Allergy Treatment by Immunotherapy

August 8, 2009 by  
Filed under Allergies

Allergy is, in reality, no disease at all. It is body’s defense mechanism, or immune system, going on overdrive. However, allergy is an irritating condition that requires immediate control, and antihistamines are often used in allergy treatment. Some of the medicines used are Claritin (loratadine), Benadryl (diphenhydramine) and decongestant sprays like Nasonex. But these cure only allergy symptoms. To affect a lasting cure, we should aim at preventing allergy by dealing with the body’s immune system.

Allergies can be prevented by allergy immunotherapy. The procedure consists of weekly injections. The medicine that is injected is calculated doses of allergens like pollen extracts, or cat dander extracts.

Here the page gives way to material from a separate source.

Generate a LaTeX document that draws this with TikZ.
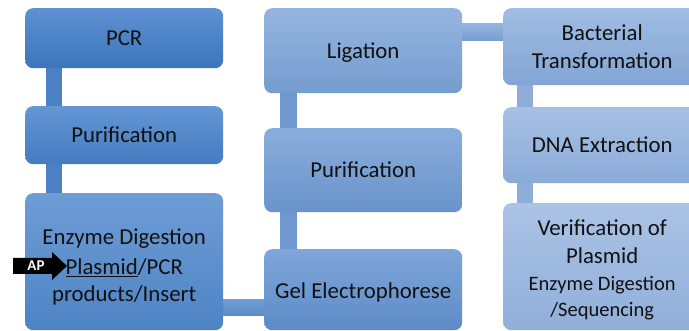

These may sometime be genetically modified to increase the efficacy. Allergy is immune system’s overreaction to a foreign substance. So, the therapy tries to desensitize the immune system by familiarizing it with objects that it perceives as enemies.

This form of allergy treatment has been in use for quite sometime though it has some drawbacks.

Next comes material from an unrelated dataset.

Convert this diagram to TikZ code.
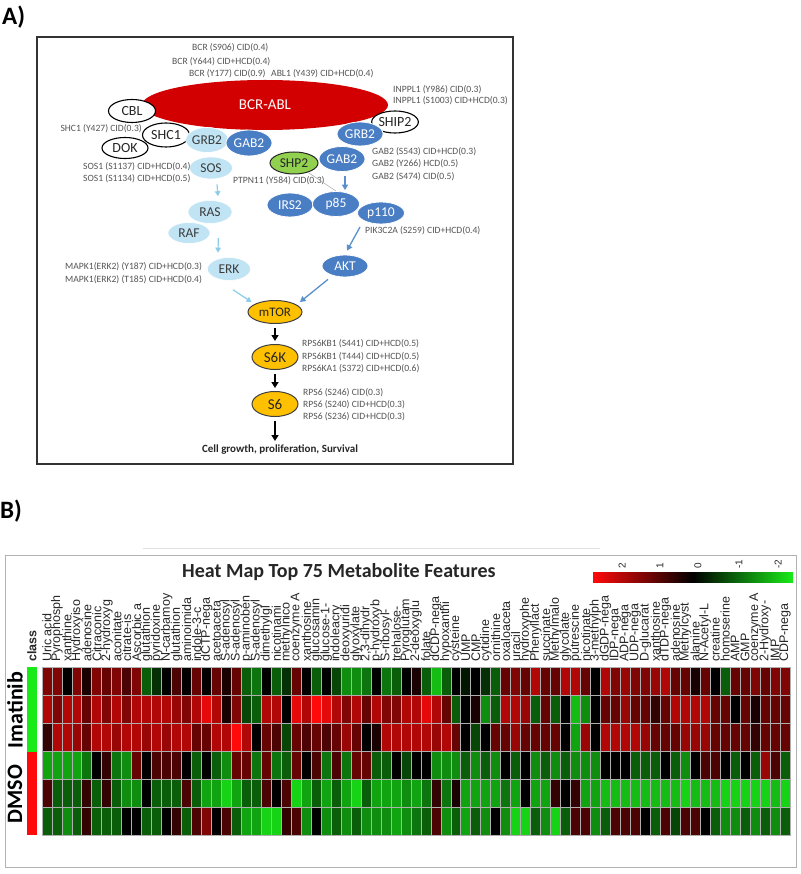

The first snag is the slightly prohibitive cost of allergy immunotherapy, since a trained professional is needed to administer it. It is costlier than over the counter medications and even prescription medicines.

Further, this form of allergy treatment is a time-consuming process. Getting the correct dosage of the medicine itself will take time and may require several visits to the doctor. And even after the decision making process is over, the actual allergy treatment would go on for anything from three to five years. The process is aimed at changing the perceptions of the immune system of the patient, and it has to be a gradual process. The duration of the treatment will vary from person to person based on the result.

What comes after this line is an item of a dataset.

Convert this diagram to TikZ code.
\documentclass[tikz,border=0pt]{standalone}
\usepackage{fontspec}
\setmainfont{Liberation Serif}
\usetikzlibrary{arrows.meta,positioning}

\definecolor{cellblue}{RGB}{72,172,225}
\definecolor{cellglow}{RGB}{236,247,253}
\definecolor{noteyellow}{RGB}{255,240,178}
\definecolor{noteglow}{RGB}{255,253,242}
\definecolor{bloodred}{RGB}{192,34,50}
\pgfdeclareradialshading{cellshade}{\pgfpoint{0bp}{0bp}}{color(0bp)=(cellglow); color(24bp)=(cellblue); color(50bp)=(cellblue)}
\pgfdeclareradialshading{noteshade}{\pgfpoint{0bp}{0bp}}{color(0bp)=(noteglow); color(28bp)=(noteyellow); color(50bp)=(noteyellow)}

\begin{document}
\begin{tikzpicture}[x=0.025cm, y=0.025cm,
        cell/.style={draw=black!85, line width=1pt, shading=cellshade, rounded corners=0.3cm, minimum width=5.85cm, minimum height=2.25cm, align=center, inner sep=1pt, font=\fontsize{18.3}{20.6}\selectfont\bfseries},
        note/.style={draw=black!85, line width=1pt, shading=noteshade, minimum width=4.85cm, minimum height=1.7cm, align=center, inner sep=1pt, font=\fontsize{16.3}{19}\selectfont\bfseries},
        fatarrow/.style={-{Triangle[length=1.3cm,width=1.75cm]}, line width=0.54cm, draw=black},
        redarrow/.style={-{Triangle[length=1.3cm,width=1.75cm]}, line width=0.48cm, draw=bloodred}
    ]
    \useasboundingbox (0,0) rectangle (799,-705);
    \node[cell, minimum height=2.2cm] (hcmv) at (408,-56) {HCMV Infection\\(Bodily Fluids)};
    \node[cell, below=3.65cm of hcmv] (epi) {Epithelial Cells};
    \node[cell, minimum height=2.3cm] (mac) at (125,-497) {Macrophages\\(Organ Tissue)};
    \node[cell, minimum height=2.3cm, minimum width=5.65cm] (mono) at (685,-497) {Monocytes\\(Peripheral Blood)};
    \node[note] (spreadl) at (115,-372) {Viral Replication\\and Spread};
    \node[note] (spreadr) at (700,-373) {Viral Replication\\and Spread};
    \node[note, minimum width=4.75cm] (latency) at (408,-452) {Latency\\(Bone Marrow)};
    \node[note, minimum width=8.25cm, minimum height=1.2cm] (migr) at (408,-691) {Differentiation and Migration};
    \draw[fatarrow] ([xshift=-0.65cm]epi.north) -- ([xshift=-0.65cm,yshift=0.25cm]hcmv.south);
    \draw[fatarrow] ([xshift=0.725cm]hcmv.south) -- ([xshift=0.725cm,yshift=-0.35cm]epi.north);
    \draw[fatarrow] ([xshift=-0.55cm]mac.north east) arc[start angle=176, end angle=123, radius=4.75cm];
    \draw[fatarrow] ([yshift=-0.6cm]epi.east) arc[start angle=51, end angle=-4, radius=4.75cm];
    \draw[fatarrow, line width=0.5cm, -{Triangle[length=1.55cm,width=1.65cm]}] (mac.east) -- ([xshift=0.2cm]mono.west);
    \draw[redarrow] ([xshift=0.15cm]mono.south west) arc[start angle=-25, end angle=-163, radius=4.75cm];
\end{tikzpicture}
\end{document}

And allergy immunotherapy is not effective in the case of certain types of allergies like food allergy. The treatment procedure involves inducing allergic reactions by the medicine that is injected. There is an element of risk in it and when it is done to prevent food allergy, the risk of anaphylaxis is stronger. It could easily lead to a dangerously bad situation of allergic reaction.

However, researches conducted on the efficacy of allergy immunotherapy, and the clinical data available on it, paints a satisfactory picture. This form of allergy treatment works well for many people. About 75% of the people who submit themselves to long term allergy immunotherapy have been completely cured of their allergy problems. For the rest of them, even though there was no complete cure, there was conspicuous decrease in allergy symptoms.

Getting shots for allergy is mainly effective for allergy resulting from pollen dust, animal dander, and dust mite waste. Shots also minimize allergic reactions due to stings from a bee or a wasp. It was also found to be effective in controlling hay fever and asthma. Allergy immunotherapy has worked for many who do not respond to other types of allergy treatment like over the counter, or prescription medicine.

For those, who have severe allergy symptoms, and those who are apathetic to being on a daily pill regimen, the existence of allergy immunotherapy is good tidings.